** Begin Stored data **

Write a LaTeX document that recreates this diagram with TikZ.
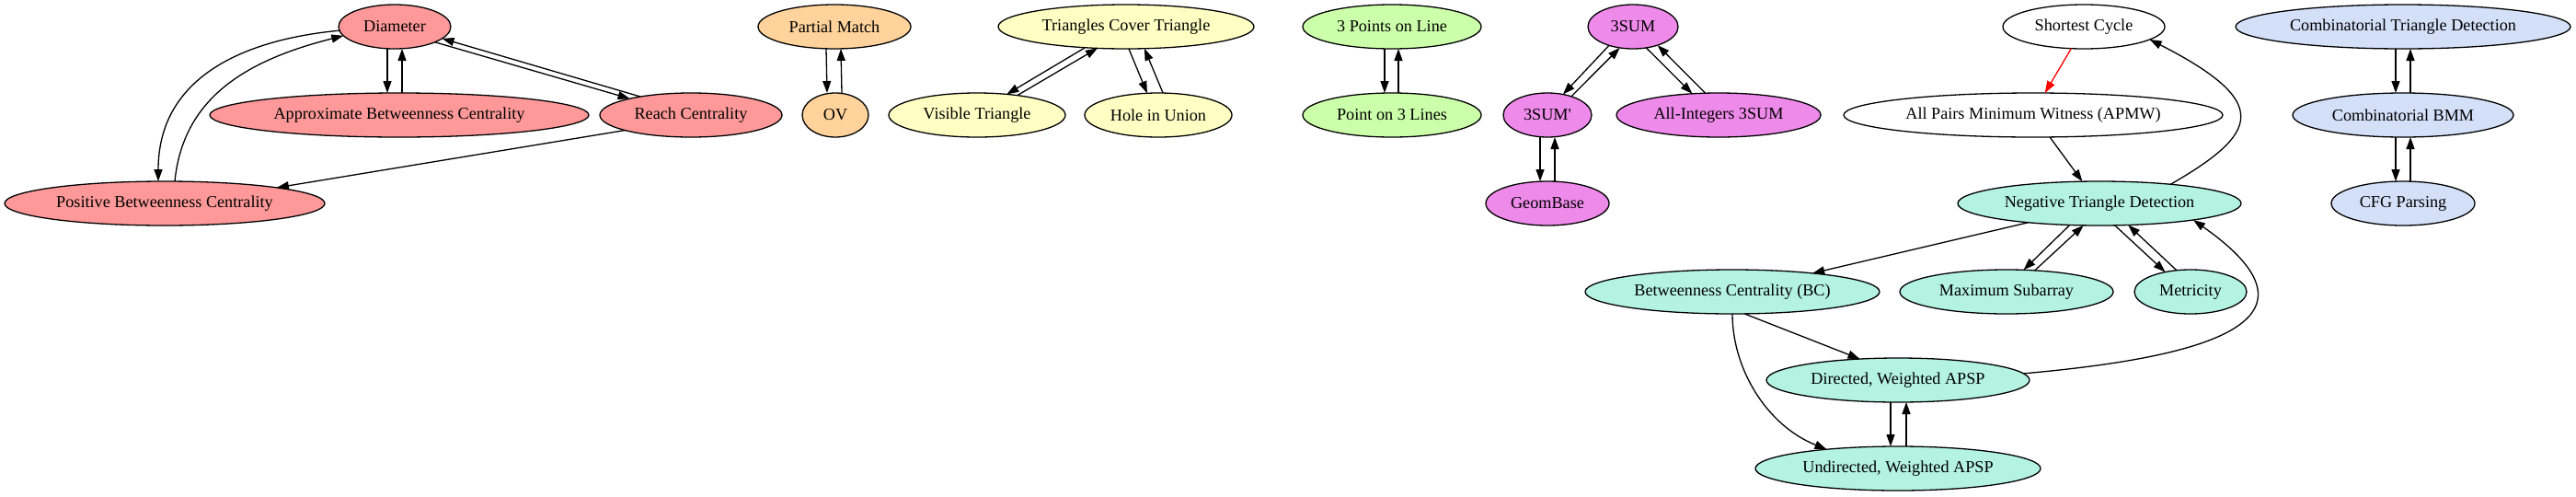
\documentclass[tikz,border=0pt]{standalone}
\usepackage{fontspec}
\newfontfamily\gvfont{Liberation Serif}[Ligatures=TeXOff]
\usetikzlibrary{shapes.geometric,arrows.meta}
\definecolor{cR}{HTML}{FF9999}
\definecolor{cO}{HTML}{FFD39B}
\definecolor{cY}{HTML}{FFFFC4}
\definecolor{cG}{HTML}{CCFFAA}
\definecolor{cV}{HTML}{EE8AEA}
\definecolor{cT}{HTML}{B4F2E2}
\definecolor{cB}{HTML}{D3E0F8}
\tikzset{
  nd/.style={ellipse, draw=black, line width=1.3pt, inner sep=0pt, outer sep=0pt,
    minimum height=48pt, font=\gvfont\fontsize{18.2}{21}\selectfont},
  ed/.style={-{Triangle[length=13pt,width=9pt]}, line width=1.3pt},
}
\begin{document}
\begin{tikzpicture}[x=1pt,y=1pt]
\useasboundingbox (0,0) rectangle (2800,-539);
\fill[white] (0,0) rectangle (2800,-539);
% group 1
\node[nd, fill=cR, minimum width=122pt] (D) at (429,-29) {Diameter};
\node[nd, fill=cR, minimum width=412pt] (ABC) at (434,-125) {Approximate Betweenness Centrality};
\node[nd, fill=cR, minimum width=198pt] (RC) at (751,-125) {Reach Centrality};
\node[nd, fill=cR, minimum width=348pt] (PBC) at (179,-221) {Positive Betweenness Centrality};
% group 2
\node[nd, fill=cO, minimum width=166pt] (PM) at (907,-29) {Partial Match};
\node[nd, fill=cO, minimum width=72pt] (OV) at (908,-125) {OV};
% group 3
\node[nd, fill=cY, minimum width=278pt] (TCT) at (1224,-29) {Triangles Cover Triangle};
\node[nd, fill=cY, minimum width=192pt] (VT) at (1062,-125) {Visible Triangle};
\node[nd, fill=cY, minimum width=160pt] (HU) at (1259,-125) {Hole in Union};
% group 4
\node[nd, fill=cG, minimum width=194pt] (PL) at (1513,-29) {3 Points on Line};
\node[nd, fill=cG, minimum width=194pt] (PTL) at (1513,-125) {Point on 3 Lines};
% group 5
\node[nd, fill=cV, minimum width=98pt] (S3) at (1775,-29) {3SUM};
\node[nd, fill=cV, minimum width=96pt] (S3p) at (1682,-125) {3SUM'};
\node[nd, fill=cV, minimum width=222pt] (AI) at (1868,-125) {All-Integers 3SUM};
\node[nd, fill=cV, minimum width=134pt] (GB) at (1682,-221) {GeomBase};
% group 6
\node[nd, fill=white, minimum width=176pt] (SC) at (2265,-29) {Shortest Cycle};
\node[nd, fill=white, minimum width=412pt] (APMW) at (2210,-125) {All Pairs Minimum Witness (APMW)};
\node[nd, fill=cT, minimum width=308pt] (NTD) at (2282,-221) {Negative Triangle Detection};
\node[nd, fill=cT, minimum width=320pt] (BC) at (1883,-317) {Betweenness Centrality (BC)};
\node[nd, fill=cT, minimum width=232pt] (MS) at (2181,-317) {Maximum Subarray};
\node[nd, fill=cT, minimum width=122pt] (Met) at (2381,-317) {Metricity};
\node[nd, fill=cT, minimum width=286pt] (DA) at (2063,-413) {Directed, Weighted APSP};
\node[nd, fill=cT, minimum width=310pt] (UA) at (2063,-509) {Undirected, Weighted APSP};
% group 7
\node[nd, fill=cB, minimum width=364pt] (CTD) at (2612,-29) {Combinatorial Triangle Detection};
\node[nd, fill=cB, minimum width=240pt] (CBMM) at (2612,-125) {Combinatorial BMM};
\node[nd, fill=cB, minimum width=156pt] (CFG) at (2612,-221) {CFG Parsing};

% edges group 1
\draw[ed] ([xshift=-8pt]D.south) -- ([xshift=-13pt]ABC.north);
\draw[ed] ([xshift=3pt]ABC.north) -- ([xshift=8pt]D.south);
\draw[ed] (D.-21) -- (RC.165);
\draw[ed] (RC.160) -- (D.-14);
\draw[ed] (D.184) .. controls +(-97,-9) and +(0,117) .. ([xshift=-7pt]PBC.north);
\draw[ed] ([xshift=11pt]PBC.north) .. controls +(9,90) and +(-107,-27) .. (D.190);
\draw[ed] (RC.193) -- (PBC.8);
% group 2
\draw[ed] ([xshift=-9pt]PM.south) -- ([xshift=-9pt]OV.north);
\draw[ed] ([xshift=7pt]OV.north) -- ([xshift=7pt]PM.south);
% group 3
\draw[ed] (TCT.207) -- (VT.35);
\draw[ed] (VT.26) -- (TCT.217);
\draw[ed] (TCT.-83) -- (HU.117);
\draw[ed] (HU.78) -- (TCT.-50);
% group 4
\draw[ed] ([xshift=-8pt]PL.south) -- ([xshift=-8pt]PTL.north);
\draw[ed] ([xshift=7pt]PTL.north) -- ([xshift=7pt]PL.south);
% group 5
\draw[ed] (S3.218) -- (S3p.53);
\draw[ed] (S3p.38) -- (S3.238);
\draw[ed] (S3.-58) -- (AI.141);
\draw[ed] (AI.121) -- (S3.-37);
\draw[ed] ([xshift=-8pt]S3p.south) -- ([xshift=-8pt]GB.north);
\draw[ed] ([xshift=8pt]GB.north) -- ([xshift=8pt]S3p.south);
% group 6
\draw[ed, red] (SC.240) -- (APMW.62);
\draw[ed] (APMW.-53) -- (NTD.128);
\draw[ed] (NTD.15) .. controls +(95,55) and +(135,-69) .. (SC.-11);
\draw[ed] (NTD.195) -- (BC.13);
\draw[ed] (NTD.216) -- (MS.52);
\draw[ed] (MS.37) -- (NTD.234);
\draw[ed] (NTD.-55) -- (Met.142);
\draw[ed] (Met.123) -- (NTD.-37);
\draw[ed] (BC.-61) -- (DA.151);
\draw[ed] (BC.-90) .. controls +(0,-60) and +(-65,26) .. (UA.165);
\draw[ed] ([xshift=-8pt]DA.south) -- ([xshift=-8pt]UA.north);
\draw[ed] ([xshift=9pt]UA.north) -- ([xshift=9pt]DA.south);
\draw[ed] (DA.3) .. controls +(180,16) and +(164,-115) .. (NTD.-10);
% group 7
\draw[ed] ([xshift=-8pt]CTD.south) -- ([xshift=-8pt]CBMM.north);
\draw[ed] ([xshift=8pt]CBMM.north) -- ([xshift=8pt]CTD.south);
\draw[ed] ([xshift=-8pt]CBMM.south) -- ([xshift=-8pt]CFG.north);
\draw[ed] ([xshift=8pt]CFG.north) -- ([xshift=8pt]CBMM.south);
\end{tikzpicture}
\end{document}
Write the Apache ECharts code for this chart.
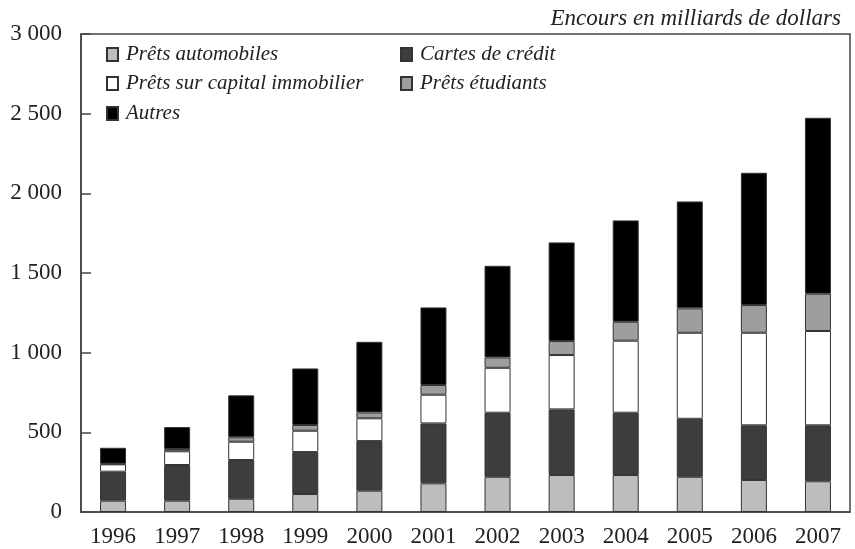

** End Stored data **

Written request:
In your copy, repeat each record exactly and include no pictures.

Exercise result:
Write a LaTeX document that recreates this diagram with TikZ.
\documentclass[tikz,border=0pt]{standalone}
\usepackage{fontspec}
\newfontfamily\gvfont{Liberation Serif}[Ligatures=TeXOff]
\usetikzlibrary{shapes.geometric,arrows.meta}
\definecolor{cR}{HTML}{FF9999}
\definecolor{cO}{HTML}{FFD39B}
\definecolor{cY}{HTML}{FFFFC4}
\definecolor{cG}{HTML}{CCFFAA}
\definecolor{cV}{HTML}{EE8AEA}
\definecolor{cT}{HTML}{B4F2E2}
\definecolor{cB}{HTML}{D3E0F8}
\tikzset{
  nd/.style={ellipse, draw=black, line width=1.3pt, inner sep=0pt, outer sep=0pt,
    minimum height=48pt, font=\gvfont\fontsize{18.2}{21}\selectfont},
  ed/.style={-{Triangle[length=13pt,width=9pt]}, line width=1.3pt},
}
\begin{document}
\begin{tikzpicture}[x=1pt,y=1pt]
\useasboundingbox (0,0) rectangle (2800,-539);
\fill[white] (0,0) rectangle (2800,-539);
% group 1
\node[nd, fill=cR, minimum width=122pt] (D) at (429,-29) {Diameter};
\node[nd, fill=cR, minimum width=412pt] (ABC) at (434,-125) {Approximate Betweenness Centrality};
\node[nd, fill=cR, minimum width=198pt] (RC) at (751,-125) {Reach Centrality};
\node[nd, fill=cR, minimum width=348pt] (PBC) at (179,-221) {Positive Betweenness Centrality};
% group 2
\node[nd, fill=cO, minimum width=166pt] (PM) at (907,-29) {Partial Match};
\node[nd, fill=cO, minimum width=72pt] (OV) at (908,-125) {OV};
% group 3
\node[nd, fill=cY, minimum width=278pt] (TCT) at (1224,-29) {Triangles Cover Triangle};
\node[nd, fill=cY, minimum width=192pt] (VT) at (1062,-125) {Visible Triangle};
\node[nd, fill=cY, minimum width=160pt] (HU) at (1259,-125) {Hole in Union};
% group 4
\node[nd, fill=cG, minimum width=194pt] (PL) at (1513,-29) {3 Points on Line};
\node[nd, fill=cG, minimum width=194pt] (PTL) at (1513,-125) {Point on 3 Lines};
% group 5
\node[nd, fill=cV, minimum width=98pt] (S3) at (1775,-29) {3SUM};
\node[nd, fill=cV, minimum width=96pt] (S3p) at (1682,-125) {3SUM'};
\node[nd, fill=cV, minimum width=222pt] (AI) at (1868,-125) {All-Integers 3SUM};
\node[nd, fill=cV, minimum width=134pt] (GB) at (1682,-221) {GeomBase};
% group 6
\node[nd, fill=white, minimum width=176pt] (SC) at (2265,-29) {Shortest Cycle};
\node[nd, fill=white, minimum width=412pt] (APMW) at (2210,-125) {All Pairs Minimum Witness (APMW)};
\node[nd, fill=cT, minimum width=308pt] (NTD) at (2282,-221) {Negative Triangle Detection};
\node[nd, fill=cT, minimum width=320pt] (BC) at (1883,-317) {Betweenness Centrality (BC)};
\node[nd, fill=cT, minimum width=232pt] (MS) at (2181,-317) {Maximum Subarray};
\node[nd, fill=cT, minimum width=122pt] (Met) at (2381,-317) {Metricity};
\node[nd, fill=cT, minimum width=286pt] (DA) at (2063,-413) {Directed, Weighted APSP};
\node[nd, fill=cT, minimum width=310pt] (UA) at (2063,-509) {Undirected, Weighted APSP};
% group 7
\node[nd, fill=cB, minimum width=364pt] (CTD) at (2612,-29) {Combinatorial Triangle Detection};
\node[nd, fill=cB, minimum width=240pt] (CBMM) at (2612,-125) {Combinatorial BMM};
\node[nd, fill=cB, minimum width=156pt] (CFG) at (2612,-221) {CFG Parsing};

% edges group 1
\draw[ed] ([xshift=-8pt]D.south) -- ([xshift=-13pt]ABC.north);
\draw[ed] ([xshift=3pt]ABC.north) -- ([xshift=8pt]D.south);
\draw[ed] (D.-21) -- (RC.165);
\draw[ed] (RC.160) -- (D.-14);
\draw[ed] (D.184) .. controls +(-97,-9) and +(0,117) .. ([xshift=-7pt]PBC.north);
\draw[ed] ([xshift=11pt]PBC.north) .. controls +(9,90) and +(-107,-27) .. (D.190);
\draw[ed] (RC.193) -- (PBC.8);
% group 2
\draw[ed] ([xshift=-9pt]PM.south) -- ([xshift=-9pt]OV.north);
\draw[ed] ([xshift=7pt]OV.north) -- ([xshift=7pt]PM.south);
% group 3
\draw[ed] (TCT.207) -- (VT.35);
\draw[ed] (VT.26) -- (TCT.217);
\draw[ed] (TCT.-83) -- (HU.117);
\draw[ed] (HU.78) -- (TCT.-50);
% group 4
\draw[ed] ([xshift=-8pt]PL.south) -- ([xshift=-8pt]PTL.north);
\draw[ed] ([xshift=7pt]PTL.north) -- ([xshift=7pt]PL.south);
% group 5
\draw[ed] (S3.218) -- (S3p.53);
\draw[ed] (S3p.38) -- (S3.238);
\draw[ed] (S3.-58) -- (AI.141);
\draw[ed] (AI.121) -- (S3.-37);
\draw[ed] ([xshift=-8pt]S3p.south) -- ([xshift=-8pt]GB.north);
\draw[ed] ([xshift=8pt]GB.north) -- ([xshift=8pt]S3p.south);
% group 6
\draw[ed, red] (SC.240) -- (APMW.62);
\draw[ed] (APMW.-53) -- (NTD.128);
\draw[ed] (NTD.15) .. controls +(95,55) and +(135,-69) .. (SC.-11);
\draw[ed] (NTD.195) -- (BC.13);
\draw[ed] (NTD.216) -- (MS.52);
\draw[ed] (MS.37) -- (NTD.234);
\draw[ed] (NTD.-55) -- (Met.142);
\draw[ed] (Met.123) -- (NTD.-37);
\draw[ed] (BC.-61) -- (DA.151);
\draw[ed] (BC.-90) .. controls +(0,-60) and +(-65,26) .. (UA.165);
\draw[ed] ([xshift=-8pt]DA.south) -- ([xshift=-8pt]UA.north);
\draw[ed] ([xshift=9pt]UA.north) -- ([xshift=9pt]DA.south);
\draw[ed] (DA.3) .. controls +(180,16) and +(164,-115) .. (NTD.-10);
% group 7
\draw[ed] ([xshift=-8pt]CTD.south) -- ([xshift=-8pt]CBMM.north);
\draw[ed] ([xshift=8pt]CBMM.north) -- ([xshift=8pt]CTD.south);
\draw[ed] ([xshift=-8pt]CBMM.south) -- ([xshift=-8pt]CFG.north);
\draw[ed] ([xshift=8pt]CFG.north) -- ([xshift=8pt]CBMM.south);
\end{tikzpicture}
\end{document}
Write the Apache ECharts code for this chart.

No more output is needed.